Greene Co school board slates summer projects

The Greene County Schools board of education at its April 20 meeting approved $77,000 in summer projects including $43,000 to resurface the all-weather track at Linduska Field, but put the brakes on spending $14,500 on electronic door security for the four school buildings.

The projects will be paid for with physical plant and equipment levy (PPEL) funds.

Currently, at each school all entrances except one are locked during the school day. Signs ask visitors to check in at the principal’s office. The proposal was to lock all entrances, but to install a security camera at the main entrance. Visitors would be “buzzed in” by office staff once they were viewed via the camera. Visitors would still be expected to report to the school office before going elsewhere in the building.

Superintendent Tim Christensen called the security system “a two-edged sword.” “I think that’s the direction the community wants us to go… I’ll admit I struggle with it. In terms of not being as inviting as it could be, that’s one of the challenges. But in this day and age, I also understand the need to be secure,” he said.

“I think that’s what they want, but I don’t know that this would make the buildings that much more secure,” board member Sam Harding said. “It depends how we use them.”

Harding said he has visited school buildings all over the state, many of which he had to be “buzzed” in to, and there was little attention to where he went after he entered. “We’d have to make sure we follow our procedures.”

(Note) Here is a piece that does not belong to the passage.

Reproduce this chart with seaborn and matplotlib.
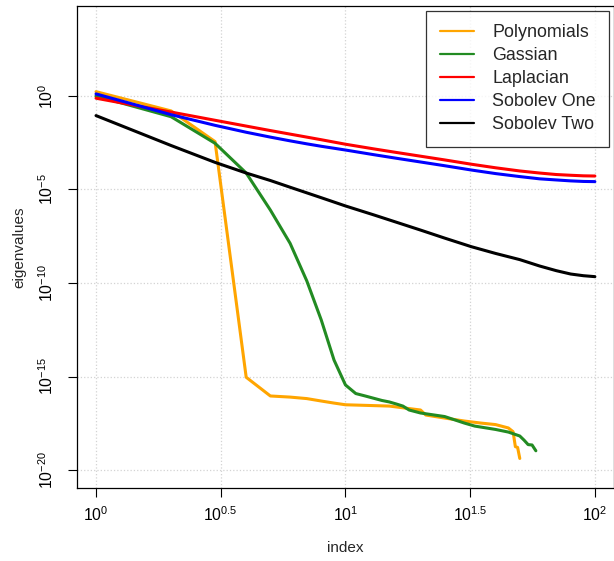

He also told of visiting one high school with secure entrances, but when he got to the gymnasium, the doors were wide open to bring in fresh air.

Board member Mike Dennhardt was also skeptical of the plan because of the lone camera at the door. “I agree the public does want it, but I don’t think it’s going to do any good,” he said. He also asked if the offices were staffed enough to watch the camera monitor all day. Christensen added, “and is that what we want staff to do?”

According to Harding, “the cameras would make us more secure if we have procedures that work… You’re only as secure as your procedures… The cameras are an illusion of security. If we’re going to do it, we have to have some good procedures in place that we don’t violate.”

The board members agreed they want some type of security system at the schools, but they asked to see the procedures and policies that would go along with the cameras before approving the project. “I want to make sure we have a good system and we’ve thought out the problems,” Harding said.

Installing electronic door security will be on a future board agenda. The board was cautioned that delaying approval might mean the project cannot be completed this summer.

Projects the board approved, in addition to resurfacing the track, include $6,400 to replace cabling needed for technology at the elementary school, $25,000 for asbestos abatement at the administration building and the middle school, and $2,800 for air quality testing after the abatement. In March the board approved $12,780 to replace the carpet in three elementary classrooms and $27,600 to purchase a full size van.

Resurfacing of the track is needed every 7-10 years, Christensen said.